Commit immediately all read requests from client to secondary

    before sec.req_chan.recv(inp : req_msg) {
    if inp.req.bd.knd = read {
            call ref.commit(inp.req.tx,dest.sec)
    }
    }
}

We export/import our API.

export cl.client_request
import cl.client_response

Finally, we create two isolates the allow us to verify our two servers in isolation. Each isolate verifies just the the guarentees of given server, either the primary or secondary. In both cases we use our interface specifications and our reference object. The other server and the network are abstracted away. Their role is played by the test generator. Because we placed our interface specification mid_spec at the secondary end of the channels fwd_chan and rev_chan, those channels are used in the primary's isolate, but not in the secondary's. Notice also that the client endpoints cl are present in both isolates. Since they are trivial "stubs", there is no reason to separate them into their own isolate.

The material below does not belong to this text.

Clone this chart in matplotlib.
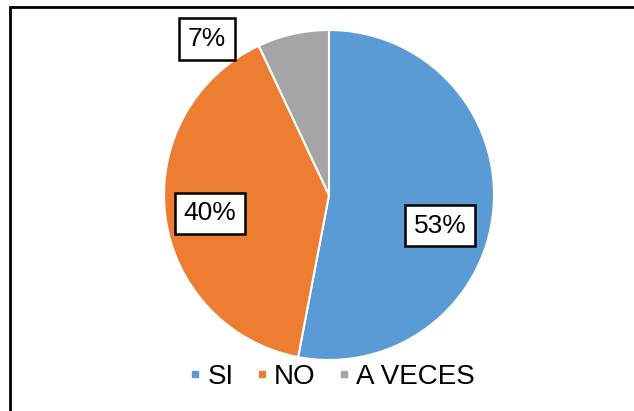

trusted isolate iso_prim = prim with cl,cl_chans,ref,ser,service_spec,mid_spec,fwd_chan,rev_chan
trusted isolate iso_sec = sec with cl,cl_chans,ref,ser,service_spec,mid_spec

As before, we have to give concrete interpretations for the abstarct types in order to test.

interpret txid -> int
interpret key -> strbv[1]
interpret value -> bv[16]
interpret client_id -> bv[1]

The source file for this example is here. Try running this example using commands like this:

$ ivy_to_cpp target=test isolate=iso_prim build=true repstore2.ivy
$ ./repstore2 iters=100 runs=10 out=file.iev

This tests the primary server. Look at the trace file file.iev and notice which actions are generated by the tester and which by the code.

To test the secondary, use these commands:

$ ivy_to_cpp target=test isolate=iso_sec build=true repstore2.ivy
$ ./repstore2 iters=100 runs=10 out=file.iev

Again, see what actions the tester is generating. Try putting some errors in this example and see if they produce assertions failures. If not, why not?